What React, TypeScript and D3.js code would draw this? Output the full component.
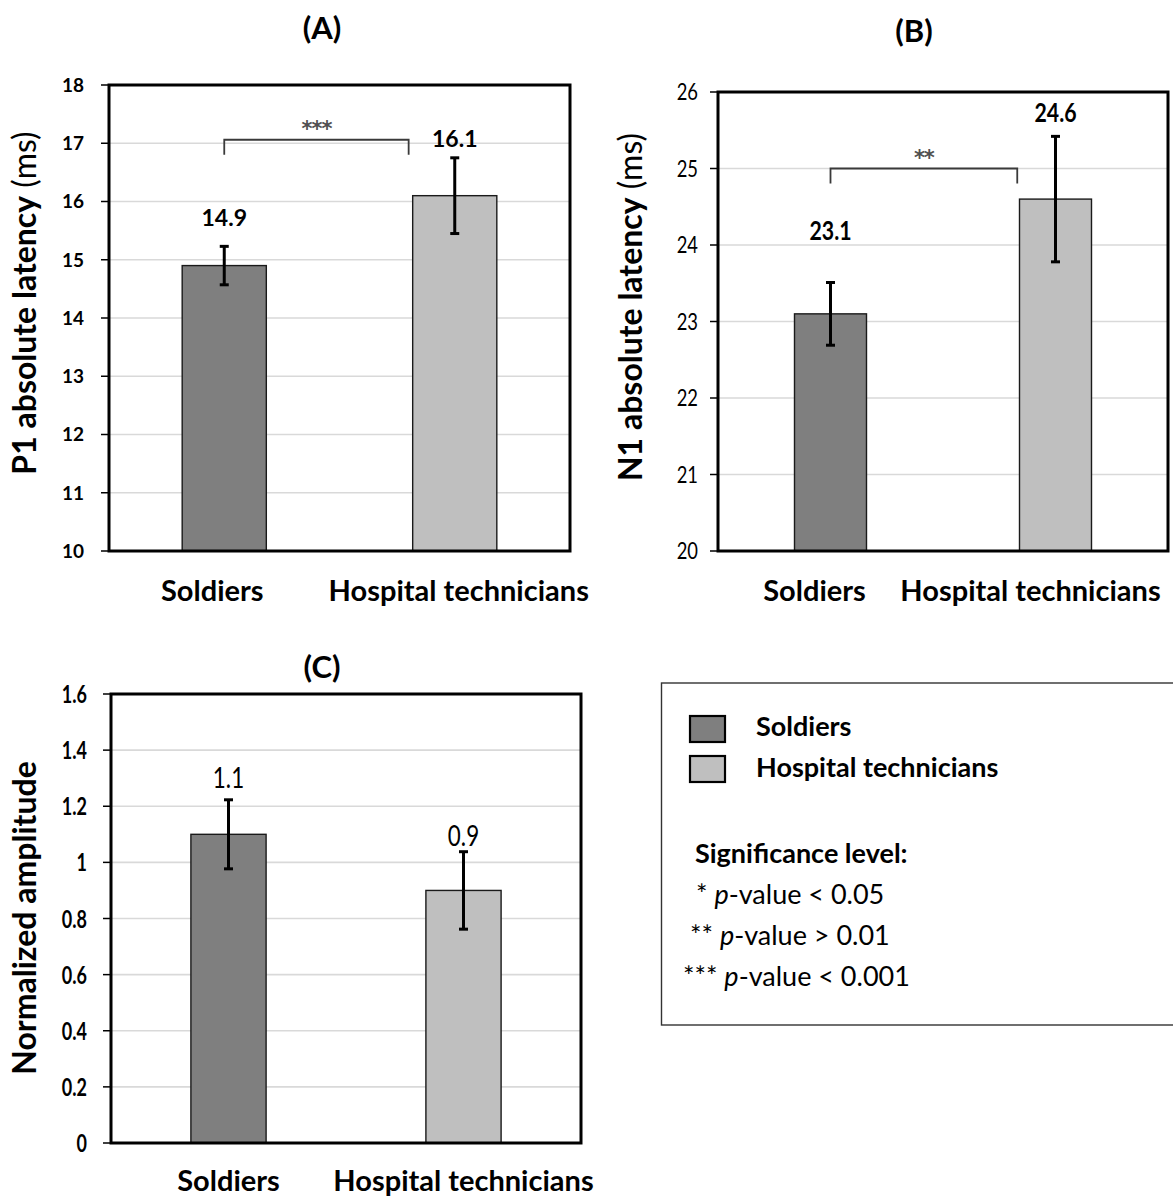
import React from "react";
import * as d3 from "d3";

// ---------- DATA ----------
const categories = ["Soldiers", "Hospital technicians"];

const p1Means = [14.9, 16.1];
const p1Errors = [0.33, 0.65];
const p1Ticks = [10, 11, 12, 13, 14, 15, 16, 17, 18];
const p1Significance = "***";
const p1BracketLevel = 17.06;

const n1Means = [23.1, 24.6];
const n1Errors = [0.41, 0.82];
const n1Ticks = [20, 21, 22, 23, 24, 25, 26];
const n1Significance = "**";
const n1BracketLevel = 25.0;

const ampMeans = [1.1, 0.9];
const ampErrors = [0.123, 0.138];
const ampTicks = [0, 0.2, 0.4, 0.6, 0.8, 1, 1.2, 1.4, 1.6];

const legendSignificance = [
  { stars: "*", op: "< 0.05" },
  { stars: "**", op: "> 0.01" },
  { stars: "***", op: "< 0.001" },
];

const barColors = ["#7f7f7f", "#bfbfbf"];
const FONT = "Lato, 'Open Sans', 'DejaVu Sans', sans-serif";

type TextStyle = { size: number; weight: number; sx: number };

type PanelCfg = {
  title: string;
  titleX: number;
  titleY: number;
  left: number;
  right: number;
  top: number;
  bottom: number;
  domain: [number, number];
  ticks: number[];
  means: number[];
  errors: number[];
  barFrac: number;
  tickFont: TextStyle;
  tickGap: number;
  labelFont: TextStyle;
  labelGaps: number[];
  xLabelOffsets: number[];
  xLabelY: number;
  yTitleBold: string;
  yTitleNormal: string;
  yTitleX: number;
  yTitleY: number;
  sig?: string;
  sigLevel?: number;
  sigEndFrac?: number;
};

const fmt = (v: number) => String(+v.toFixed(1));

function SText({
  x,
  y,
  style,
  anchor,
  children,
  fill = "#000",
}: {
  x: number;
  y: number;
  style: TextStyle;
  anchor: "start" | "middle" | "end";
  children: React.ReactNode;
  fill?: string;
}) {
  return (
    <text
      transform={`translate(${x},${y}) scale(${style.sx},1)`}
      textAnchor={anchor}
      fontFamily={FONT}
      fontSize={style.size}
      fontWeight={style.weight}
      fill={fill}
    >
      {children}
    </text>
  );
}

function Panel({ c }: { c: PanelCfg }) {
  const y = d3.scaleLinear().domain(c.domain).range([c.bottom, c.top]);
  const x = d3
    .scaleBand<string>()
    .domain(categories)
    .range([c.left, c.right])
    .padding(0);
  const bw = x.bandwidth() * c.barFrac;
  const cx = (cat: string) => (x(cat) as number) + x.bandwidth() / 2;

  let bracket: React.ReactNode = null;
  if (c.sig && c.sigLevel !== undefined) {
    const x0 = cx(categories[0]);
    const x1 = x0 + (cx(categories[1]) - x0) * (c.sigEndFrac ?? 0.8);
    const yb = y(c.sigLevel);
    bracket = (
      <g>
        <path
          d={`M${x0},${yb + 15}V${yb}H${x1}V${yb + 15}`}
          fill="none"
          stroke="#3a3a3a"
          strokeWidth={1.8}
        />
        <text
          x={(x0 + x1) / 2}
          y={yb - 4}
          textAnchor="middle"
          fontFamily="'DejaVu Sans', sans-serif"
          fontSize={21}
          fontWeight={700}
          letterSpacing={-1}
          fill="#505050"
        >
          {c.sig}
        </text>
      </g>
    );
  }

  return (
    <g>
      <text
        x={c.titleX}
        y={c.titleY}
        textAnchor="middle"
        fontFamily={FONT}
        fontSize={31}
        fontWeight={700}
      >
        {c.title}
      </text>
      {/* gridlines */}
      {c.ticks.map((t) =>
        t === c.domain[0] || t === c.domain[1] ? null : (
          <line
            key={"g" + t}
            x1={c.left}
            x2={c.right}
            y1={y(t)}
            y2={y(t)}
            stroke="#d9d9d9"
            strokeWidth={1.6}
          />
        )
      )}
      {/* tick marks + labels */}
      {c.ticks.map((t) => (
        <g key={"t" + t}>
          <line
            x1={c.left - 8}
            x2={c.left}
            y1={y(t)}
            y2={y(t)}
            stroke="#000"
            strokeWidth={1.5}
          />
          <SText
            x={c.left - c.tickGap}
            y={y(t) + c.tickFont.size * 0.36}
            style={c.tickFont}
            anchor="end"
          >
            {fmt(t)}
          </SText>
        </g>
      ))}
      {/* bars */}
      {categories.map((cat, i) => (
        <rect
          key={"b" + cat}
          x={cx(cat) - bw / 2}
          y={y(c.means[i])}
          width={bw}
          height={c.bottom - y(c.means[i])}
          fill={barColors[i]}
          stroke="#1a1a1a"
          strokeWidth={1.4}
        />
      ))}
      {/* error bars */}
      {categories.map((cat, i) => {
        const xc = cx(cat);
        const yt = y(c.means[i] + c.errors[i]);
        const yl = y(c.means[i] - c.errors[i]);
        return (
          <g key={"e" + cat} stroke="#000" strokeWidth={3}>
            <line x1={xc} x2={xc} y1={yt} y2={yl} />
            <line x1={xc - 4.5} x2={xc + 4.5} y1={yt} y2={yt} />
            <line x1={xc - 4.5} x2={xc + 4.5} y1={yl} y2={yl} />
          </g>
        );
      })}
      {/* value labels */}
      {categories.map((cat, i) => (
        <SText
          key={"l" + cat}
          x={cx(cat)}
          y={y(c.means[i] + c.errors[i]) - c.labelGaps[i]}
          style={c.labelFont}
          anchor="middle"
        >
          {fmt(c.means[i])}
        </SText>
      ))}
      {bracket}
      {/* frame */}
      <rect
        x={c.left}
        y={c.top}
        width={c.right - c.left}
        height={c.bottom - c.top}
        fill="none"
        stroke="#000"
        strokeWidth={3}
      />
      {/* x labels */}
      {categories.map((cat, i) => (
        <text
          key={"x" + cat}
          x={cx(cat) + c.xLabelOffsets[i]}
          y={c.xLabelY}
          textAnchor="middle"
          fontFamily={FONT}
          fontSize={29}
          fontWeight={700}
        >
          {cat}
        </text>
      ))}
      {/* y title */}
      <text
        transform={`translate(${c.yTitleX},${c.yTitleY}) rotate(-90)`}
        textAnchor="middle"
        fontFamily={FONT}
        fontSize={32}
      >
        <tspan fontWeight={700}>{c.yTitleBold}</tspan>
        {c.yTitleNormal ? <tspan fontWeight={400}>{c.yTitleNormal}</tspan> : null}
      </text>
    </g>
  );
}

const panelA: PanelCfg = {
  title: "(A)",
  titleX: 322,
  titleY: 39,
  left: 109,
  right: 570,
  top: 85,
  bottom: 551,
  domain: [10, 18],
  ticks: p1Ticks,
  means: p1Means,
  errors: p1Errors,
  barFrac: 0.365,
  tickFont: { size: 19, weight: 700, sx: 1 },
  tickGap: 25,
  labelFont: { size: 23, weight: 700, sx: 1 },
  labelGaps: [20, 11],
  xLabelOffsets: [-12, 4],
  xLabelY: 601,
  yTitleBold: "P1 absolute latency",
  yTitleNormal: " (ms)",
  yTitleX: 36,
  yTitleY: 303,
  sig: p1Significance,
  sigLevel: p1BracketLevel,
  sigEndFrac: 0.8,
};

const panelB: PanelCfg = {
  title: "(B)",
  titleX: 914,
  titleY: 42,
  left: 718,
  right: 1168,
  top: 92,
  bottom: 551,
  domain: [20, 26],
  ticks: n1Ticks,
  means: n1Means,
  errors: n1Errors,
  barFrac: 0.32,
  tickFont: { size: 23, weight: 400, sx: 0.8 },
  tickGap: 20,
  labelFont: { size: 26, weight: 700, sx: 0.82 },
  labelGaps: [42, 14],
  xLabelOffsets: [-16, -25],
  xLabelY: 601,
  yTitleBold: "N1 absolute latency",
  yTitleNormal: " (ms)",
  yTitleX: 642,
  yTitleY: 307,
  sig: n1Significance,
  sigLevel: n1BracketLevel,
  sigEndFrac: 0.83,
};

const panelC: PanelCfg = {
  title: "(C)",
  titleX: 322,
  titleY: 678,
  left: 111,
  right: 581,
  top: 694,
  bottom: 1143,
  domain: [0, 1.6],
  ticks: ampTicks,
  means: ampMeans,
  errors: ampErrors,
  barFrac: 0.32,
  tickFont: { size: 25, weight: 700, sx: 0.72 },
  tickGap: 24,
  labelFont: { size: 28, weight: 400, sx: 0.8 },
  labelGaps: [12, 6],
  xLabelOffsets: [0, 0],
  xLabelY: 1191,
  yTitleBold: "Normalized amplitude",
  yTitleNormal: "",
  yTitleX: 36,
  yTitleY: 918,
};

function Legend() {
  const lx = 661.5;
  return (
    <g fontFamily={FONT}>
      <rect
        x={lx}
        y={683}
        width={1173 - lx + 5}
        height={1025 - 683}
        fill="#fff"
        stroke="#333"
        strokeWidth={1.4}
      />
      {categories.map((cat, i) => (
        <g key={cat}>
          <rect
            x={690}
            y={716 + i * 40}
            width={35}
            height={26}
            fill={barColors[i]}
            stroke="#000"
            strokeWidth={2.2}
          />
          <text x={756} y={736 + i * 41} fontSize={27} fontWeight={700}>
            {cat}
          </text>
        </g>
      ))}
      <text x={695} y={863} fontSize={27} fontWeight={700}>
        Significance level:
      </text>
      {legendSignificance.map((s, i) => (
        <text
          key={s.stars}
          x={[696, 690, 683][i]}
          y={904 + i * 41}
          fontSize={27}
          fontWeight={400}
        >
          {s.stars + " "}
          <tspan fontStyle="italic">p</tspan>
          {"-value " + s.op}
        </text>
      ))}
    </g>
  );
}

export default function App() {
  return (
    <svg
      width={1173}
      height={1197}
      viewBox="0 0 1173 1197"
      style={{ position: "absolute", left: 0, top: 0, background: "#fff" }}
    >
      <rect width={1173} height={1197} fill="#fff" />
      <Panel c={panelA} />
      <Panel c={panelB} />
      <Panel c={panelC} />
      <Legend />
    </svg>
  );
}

^^^^

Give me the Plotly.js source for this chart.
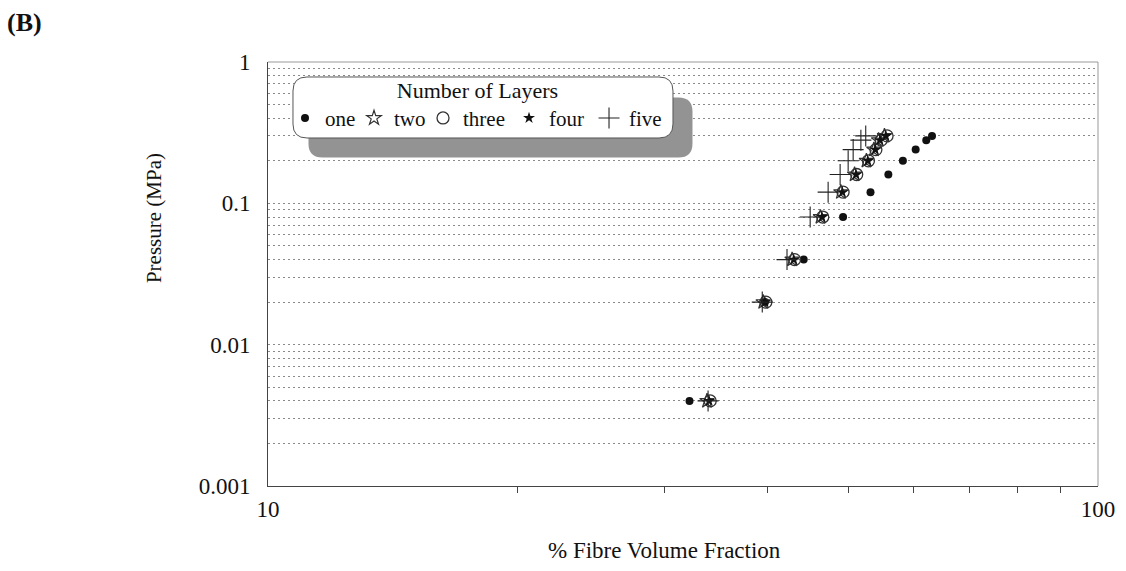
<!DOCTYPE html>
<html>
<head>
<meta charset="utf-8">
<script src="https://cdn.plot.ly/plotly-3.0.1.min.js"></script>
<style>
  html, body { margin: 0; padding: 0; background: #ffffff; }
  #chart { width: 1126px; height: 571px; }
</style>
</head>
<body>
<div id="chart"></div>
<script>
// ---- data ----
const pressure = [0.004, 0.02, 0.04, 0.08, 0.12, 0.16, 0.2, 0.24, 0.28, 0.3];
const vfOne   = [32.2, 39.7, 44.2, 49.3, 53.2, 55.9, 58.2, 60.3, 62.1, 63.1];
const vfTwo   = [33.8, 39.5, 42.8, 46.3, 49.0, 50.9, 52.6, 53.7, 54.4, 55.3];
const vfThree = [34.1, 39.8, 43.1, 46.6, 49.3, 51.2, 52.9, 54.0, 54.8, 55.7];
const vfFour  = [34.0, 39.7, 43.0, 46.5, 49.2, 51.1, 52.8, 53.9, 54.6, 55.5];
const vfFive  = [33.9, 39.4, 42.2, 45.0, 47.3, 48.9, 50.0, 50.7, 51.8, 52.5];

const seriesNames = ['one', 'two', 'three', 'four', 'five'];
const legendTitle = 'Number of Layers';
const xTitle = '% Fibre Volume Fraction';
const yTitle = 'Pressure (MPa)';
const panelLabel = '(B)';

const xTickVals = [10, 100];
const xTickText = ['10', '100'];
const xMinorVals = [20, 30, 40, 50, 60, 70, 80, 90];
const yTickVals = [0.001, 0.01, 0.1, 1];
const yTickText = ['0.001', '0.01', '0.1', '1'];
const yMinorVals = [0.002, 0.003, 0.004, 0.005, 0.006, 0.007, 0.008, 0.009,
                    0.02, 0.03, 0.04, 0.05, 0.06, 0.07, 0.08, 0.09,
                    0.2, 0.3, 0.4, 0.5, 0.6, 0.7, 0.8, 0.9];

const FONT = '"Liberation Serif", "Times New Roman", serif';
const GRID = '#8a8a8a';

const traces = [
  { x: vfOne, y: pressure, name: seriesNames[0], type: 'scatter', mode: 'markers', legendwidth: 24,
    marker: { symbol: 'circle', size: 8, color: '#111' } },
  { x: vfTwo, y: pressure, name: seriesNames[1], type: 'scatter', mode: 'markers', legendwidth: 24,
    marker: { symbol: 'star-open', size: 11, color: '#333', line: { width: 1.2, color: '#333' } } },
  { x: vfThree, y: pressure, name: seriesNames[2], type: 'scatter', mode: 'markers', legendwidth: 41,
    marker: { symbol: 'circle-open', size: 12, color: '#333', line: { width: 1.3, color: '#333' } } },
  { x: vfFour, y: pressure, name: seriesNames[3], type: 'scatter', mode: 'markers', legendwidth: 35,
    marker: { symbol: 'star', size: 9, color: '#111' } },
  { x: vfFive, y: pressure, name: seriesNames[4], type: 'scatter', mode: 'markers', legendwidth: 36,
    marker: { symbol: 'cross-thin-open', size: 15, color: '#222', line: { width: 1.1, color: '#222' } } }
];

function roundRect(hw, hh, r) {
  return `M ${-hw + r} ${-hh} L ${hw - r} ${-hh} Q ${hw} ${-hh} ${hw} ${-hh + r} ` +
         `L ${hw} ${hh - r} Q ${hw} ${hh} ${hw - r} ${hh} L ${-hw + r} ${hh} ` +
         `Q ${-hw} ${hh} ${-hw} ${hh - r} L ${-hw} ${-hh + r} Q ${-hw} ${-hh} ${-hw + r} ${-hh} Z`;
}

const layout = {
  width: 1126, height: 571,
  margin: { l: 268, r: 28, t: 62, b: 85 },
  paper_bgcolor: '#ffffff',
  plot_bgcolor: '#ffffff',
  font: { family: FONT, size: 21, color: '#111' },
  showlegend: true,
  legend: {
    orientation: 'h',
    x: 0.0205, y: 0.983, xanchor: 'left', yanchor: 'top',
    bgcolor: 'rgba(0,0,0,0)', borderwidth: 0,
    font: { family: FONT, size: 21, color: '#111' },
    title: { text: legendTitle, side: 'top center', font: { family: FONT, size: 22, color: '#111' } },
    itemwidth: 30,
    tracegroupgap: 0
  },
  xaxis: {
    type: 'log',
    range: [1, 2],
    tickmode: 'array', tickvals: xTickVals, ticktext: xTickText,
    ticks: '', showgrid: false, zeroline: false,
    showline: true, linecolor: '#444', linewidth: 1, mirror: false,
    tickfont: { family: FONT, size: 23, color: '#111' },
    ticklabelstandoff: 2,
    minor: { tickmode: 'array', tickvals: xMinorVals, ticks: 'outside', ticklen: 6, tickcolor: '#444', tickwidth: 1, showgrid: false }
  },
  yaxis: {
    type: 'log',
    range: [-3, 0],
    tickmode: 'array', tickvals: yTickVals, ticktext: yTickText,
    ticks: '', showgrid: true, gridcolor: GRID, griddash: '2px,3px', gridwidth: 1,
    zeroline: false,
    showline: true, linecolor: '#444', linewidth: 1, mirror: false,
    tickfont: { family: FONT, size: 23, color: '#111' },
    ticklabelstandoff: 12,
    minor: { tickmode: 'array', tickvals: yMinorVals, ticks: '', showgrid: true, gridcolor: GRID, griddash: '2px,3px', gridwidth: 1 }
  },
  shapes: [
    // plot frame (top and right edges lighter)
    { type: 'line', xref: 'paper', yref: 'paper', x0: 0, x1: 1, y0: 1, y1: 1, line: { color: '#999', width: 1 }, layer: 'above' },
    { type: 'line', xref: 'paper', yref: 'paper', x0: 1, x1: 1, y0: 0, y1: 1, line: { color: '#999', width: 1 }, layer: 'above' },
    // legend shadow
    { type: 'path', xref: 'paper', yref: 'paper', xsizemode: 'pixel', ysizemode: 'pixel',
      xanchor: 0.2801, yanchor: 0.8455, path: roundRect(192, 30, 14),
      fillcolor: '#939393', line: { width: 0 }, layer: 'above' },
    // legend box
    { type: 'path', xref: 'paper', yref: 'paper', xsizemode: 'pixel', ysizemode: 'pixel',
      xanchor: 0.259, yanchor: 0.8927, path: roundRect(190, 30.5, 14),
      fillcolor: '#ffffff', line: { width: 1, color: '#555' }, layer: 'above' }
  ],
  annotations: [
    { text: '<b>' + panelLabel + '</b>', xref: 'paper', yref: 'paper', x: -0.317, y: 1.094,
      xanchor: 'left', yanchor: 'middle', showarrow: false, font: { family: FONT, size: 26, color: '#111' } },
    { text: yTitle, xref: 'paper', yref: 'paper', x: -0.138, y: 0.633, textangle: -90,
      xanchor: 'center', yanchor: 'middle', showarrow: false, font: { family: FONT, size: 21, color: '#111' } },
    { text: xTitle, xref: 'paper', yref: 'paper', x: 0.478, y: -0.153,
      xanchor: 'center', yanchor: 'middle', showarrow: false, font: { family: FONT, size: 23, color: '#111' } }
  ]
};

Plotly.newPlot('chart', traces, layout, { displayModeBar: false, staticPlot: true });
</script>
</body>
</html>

^^^^

STATED TASK –
From the records above, extract the lines from the one holding "What React, TypeScript" through the one holding "const p1BracketLevel = 17.06;", word for word; omit the pictures.

THE REPLY –
What React, TypeScript and D3.js code would draw this? Output the full component.
import React from "react";
import * as d3 from "d3";

// ---------- DATA ----------
const categories = ["Soldiers", "Hospital technicians"];

const p1Means = [14.9, 16.1];
const p1Errors = [0.33, 0.65];
const p1Ticks = [10, 11, 12, 13, 14, 15, 16, 17, 18];
const p1Significance = "***";
const p1BracketLevel = 17.06;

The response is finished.